Oh, bendita década de los setenta, en la que el cine, imbuido de la libertad que reinaba en el ambiente, se dispuso a romper tabúes y barreras de representación para perturbación del público (y la crítica) más bienpensante. Si el cine negro había funcionado siempre como vehículo a través del cual exponer las carencias e injusticias de la sociedad (corrupción, pobreza, falta de oportunidades), es lógico que la cuestión racial, candente ya en EE.UU. desde la década de los sesenta, adquiriera poco después un brutal altavoz nuevamente mediante la fórmula de un cine policíaco de naturaleza profundamente combativa, cuando no directamente subversiva. La finalidad no era tanto poner sobre la mesa la situación de la población negra en aquellos años (que también), sino levantar un panteón de ídolos cinematográficos propios (Shaft, Super Fly, Dolemite, Cleopatra Jones…) que congregaran a su público potencial en las salas (hablamos de cine de bajo presupuesto, por lo que el éxito en taquilla era igualmente un objetivo primordial) y asentaran en sus conciencias la semilla de la resistencia y la rebelión contra el opresor blanco.
Es cine nacido de las entrañas, cuya naturaleza profundamente crítica no merma ni un ápice su espíritu salvajemente dionisíaco, al menos en los mejores exponentes del subgénero, entre los que se encuentran las dos joyas que Jack Hill, cineasta verdaderamente grande, construyera a mayor gloria de la fundamental Pam Grier: Coffy y Foxy Brown. Nos centraremos en la primera, la que dio inicio a la leyenda de la actriz, básicamente porque condensa, en mi opinión, lo mejor del cine ‹blaxploitation›: combatividad ideológica, irreverencia casi sulfúrica de tan salvaje, erotismo voluptuoso (a la inolvidable Pam la acompañan otras tantas bellezas, blancas y negras) y un afán encomiable por saciar la glotonería de diversión del espectador más desprejuiciado, aquel que devora con deleite todas aquellas joyas en bruto nacidas en el seno de la serie B y el puro y duro cine de explotación, lleno de violencia, ritmo implacable, tramas delirantes de venganza y, en definitiva, ingentes dosis de diversión y entretenimiento genuinamente ‹pulp›.
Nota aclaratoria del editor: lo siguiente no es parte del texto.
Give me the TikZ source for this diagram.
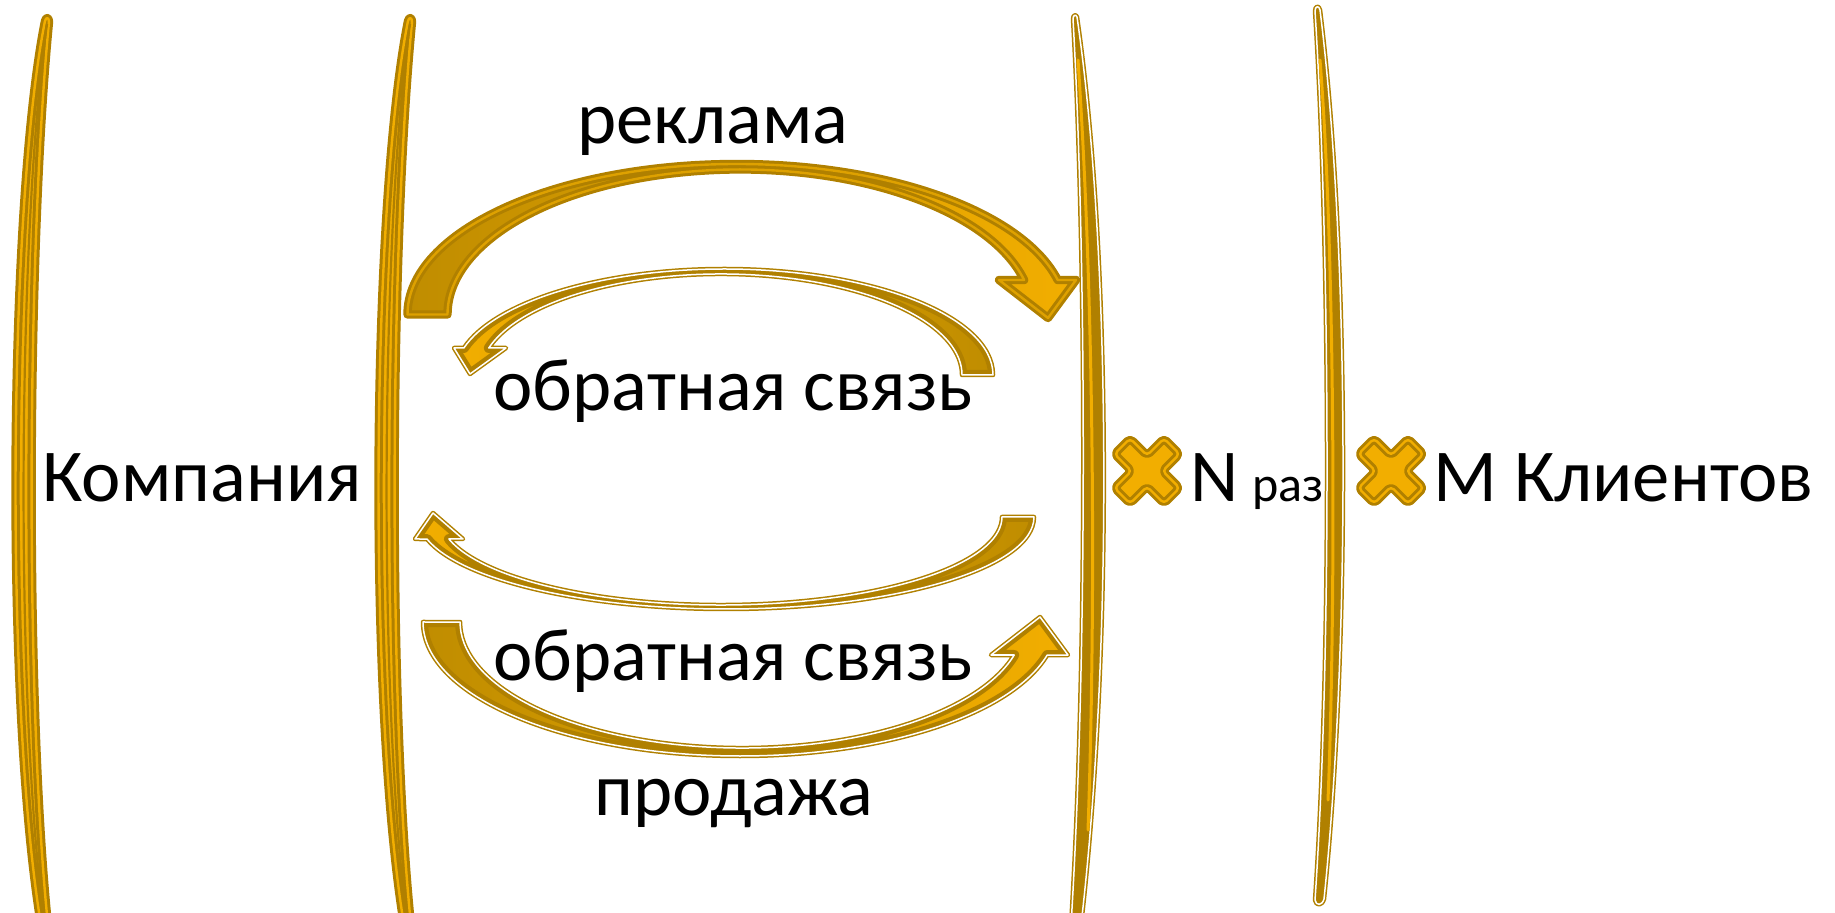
\documentclass[tikz,border=0pt]{standalone}
\usepackage{fontspec}
\setmainfont{Carlito}
\usepackage{tikz}

\definecolor{golddark}{RGB}{176,128,0}
\definecolor{goldmid}{RGB}{192,141,0}
\definecolor{goldlight}{RGB}{242,174,0}

\tikzset{
  thickrim/.style={draw=golddark, line width=1.5pt, double=#1, double distance=1.2pt, line join=round},
  thickrim/.default=goldlight,
  whiterim/.style={draw=golddark, line width=0.75pt, double=white, double distance=0.75pt, line join=round},
  innerband/.style={draw=golddark, line width=5pt, line join=round},
  lbl/.style={inner sep=0pt, font=\fontsize{37.3}{45}\selectfont},
  lblsmall/.style={inner sep=0pt, font=\fontsize{25}{30}\selectfont},
  lparen/.pic={
    \filldraw[fill=goldlight, thickrim] (41,925) .. controls (4,700) and (9,200) .. (45,21)
      .. controls (46,17) and (49,17) .. (49,22) .. controls (27,250) and (25,700) .. (48,925) -- cycle;
    \draw[golddark, line width=1.1pt] (44.5,925) .. controls (14.5,700) and (18,225) .. (47,24);
  },
  mult/.pic={
    \filldraw[fill=goldlight, thickrim, rotate=45, rounded corners=2pt]
      (-11,35) -- (11,35) -- (11,11) -- (35,11) -- (35,-11) -- (11,-11) -- (11,-35) -- (-11,-35)
      -- (-11,-11) -- (-35,-11) -- (-35,11) -- (-11,11) -- cycle;
  }
}

% arrow outlines
\def\arrowAd{(407.5,314.5) arc[start angle=180, end angle=346.75, x radius=329.5, y radius=150.5]
  -- (1076,280) -- (1048,318) -- (999,280) -- (1024.1,280)
  arc[start angle=346.24, end angle=180, x radius=292.5, y radius=145] -- cycle}
\def\arrowFbA{(993,375) arc[start angle=360, end angle=194.76, x radius=269, y radius=106]
  -- (454,348) -- (470,374) -- (506,348) -- (488.8,348)
  arc[start angle=195.5, end angle=360, x radius=241, y radius=101] -- cycle}
\def\arrowFbB{(1034,517) arc[start angle=0, end angle=166.16, x radius=308, y radius=92]
  -- (415,539) -- (433,513) -- (463,539) -- (448.9,539)
  arc[start angle=165.52, end angle=0, x radius=281, y radius=88] -- cycle}
\def\arrowSale{(423,622) arc[start angle=180, end angle=14.26, x radius=317, y radius=134]
  -- (1068,655) -- (1040,617) -- (991,655) -- (1014.2,655)
  arc[start angle=15.18, end angle=180, x radius=282, y radius=126] -- cycle}

\begin{document}
\begin{tikzpicture}[x=0.5pt, y=-0.5pt]
  \useasboundingbox (0,0) rectangle (1835,913);

  % left brackets
  \pic at (0,0) {lparen};
  \pic at (363,0) {lparen};

  % right brackets
  \filldraw[fill=golddark, whiterim] (1073,19) .. controls (1086,250) and (1088,650) .. (1071,925)
    -- (1081,925) .. controls (1113,650) and (1111,250) .. (1077,17)
    .. controls (1076,14) and (1073,15) .. (1073,19) -- cycle;
  \draw[goldlight, line width=1.5pt, line cap=round] (1078,60) .. controls (1094,300) and (1096,600) .. (1088,830);
  \filldraw[fill=golddark, whiterim] (1315,11) .. controls (1330,250) and (1332,650) .. (1315,900)
    .. controls (1316,906) and (1322,906) .. (1324,899) .. controls (1350,650) and (1350,250) .. (1320,10)
    .. controls (1319,5) and (1315,6) .. (1315,11) -- cycle;
  \draw[goldlight, line width=1.5pt, line cap=round] (1320,60) .. controls (1335,250) and (1336,600) .. (1328,800);

  % advertising arrow
  \shadedraw[left color=goldmid, middle color=goldmid, right color=goldlight, thickrim=goldmid!40!goldlight] \arrowAd;

  % feedback arrows
  \shade[left color=goldlight, middle color=goldmid, right color=goldmid] \arrowFbA;
  \begin{scope}
    \clip \arrowFbA;
    \draw[innerband] \arrowFbA;
  \end{scope}
  \draw[whiterim] \arrowFbA;

  \shade[left color=goldlight, middle color=goldmid, right color=goldmid] \arrowFbB;
  \begin{scope}
    \clip \arrowFbB;
    \draw[innerband] \arrowFbB;
  \end{scope}
  \draw[whiterim] \arrowFbB;

  % sale arrow
  \shade[left color=goldmid, middle color=goldmid, right color=goldlight] \arrowSale;
  \begin{scope}
    \clip \arrowSale;
    \draw[innerband] \arrowSale;
  \end{scope}
  \draw[whiterim] \arrowSale;

  % multiplication signs
  \pic at (1147,471) {mult};
  \pic at (1391,471) {mult};

  \node[lbl, anchor=base] (komp) at (202,502) {Компания};
  \node[lbl, anchor=base] (reklama) at (713,144) {реклама};
  \node[lbl, anchor=base] (obr1) at (733,411) {обратная связь};
  \node[lbl, anchor=base] (obr2) at (733,680) {обратная связь};
  \node[lbl, anchor=base] (prod) at (734,815) {продажа};
  \node[lbl, anchor=base west] (n) at (1190,502) {N};
  \node[lblsmall, anchor=base west] (raz) at (1252,502) {раз};
  \node[lbl, anchor=base west] (mkl) at (1433,502) {M Клиентов};
\end{tikzpicture}
\end{document}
En todo esto que decimos ya había demostrado su maestría el autor de la inclasificable Spider Baby. De hecho, un par de años antes nos había regalados dos joyas del cine carcelario como son Big Doll House y The Big Bird Cage, en las que ya aparecía Pam Grier. Pero perfeccionaría la fórmula en Coffy, ejemplo de cine policíaco rodado con un brío narrativo verdaderamente notable, y especialmente llamativo por la forma en la que se atreve a ir un poco más allá, en términos de violencia y de ideas peliagudas, de lo que solían ir el resto de cintas cortadas por un patrón similar (pienso en la tibia Cleopatra Jones y en la mediocre Shaft). Hill, imbuido de una libertad que nunca le hubiera permitido una major (hacia la que derivó, sin ir más lejos, Coppola, por citar a otro director que se inició, como Hill, en la escuela de Roger Corman), factura de este modo una película que se siente enormemente personal, y que al tiempo luce todo el potencial del mejor cine ‹blaxploitation›, captado por su director (blanco) con una mano torcida para el disparate inteligente y el desquiciamiento narrativo.
En una industria profundamente racista como la del Hollywood de aquellos años, este tipo de películas no podían contemplarse más que con cierta condescendencia, como era de esperar. Sea como fuere, cumplieron sus objetivos con holgura, llenando las salas y reivindicando una parcela propia en una historia del cine que siempre había ninguneado y tratado con desprecio a los negros, amén de unir fuerzas por la lucha de sus derechos, sirviendo de eco cinematográfico a las revueltas que tenían lugar en las calles por aquellas fechas. En cuanto a Hill, nos brindó una apreciable cantidad de perlas abonadas al terror, el erotismo, la explotación y la simple y dura diversión, hasta que el pinchazo en taquilla de Switchblade Sisters (excelente película) le incitó, por desgracia, a dejar a un lado el cine para dedicarse a otros menesteres. Nos queda, eso sí, su legado, y sobre todo esta Coffy que, aún hoy, sigue haciéndonos vibrar de placer… y añorar unos tiempos en los que el cine tenía muchos menos escrúpulos y se sentía, en definitiva, más libre.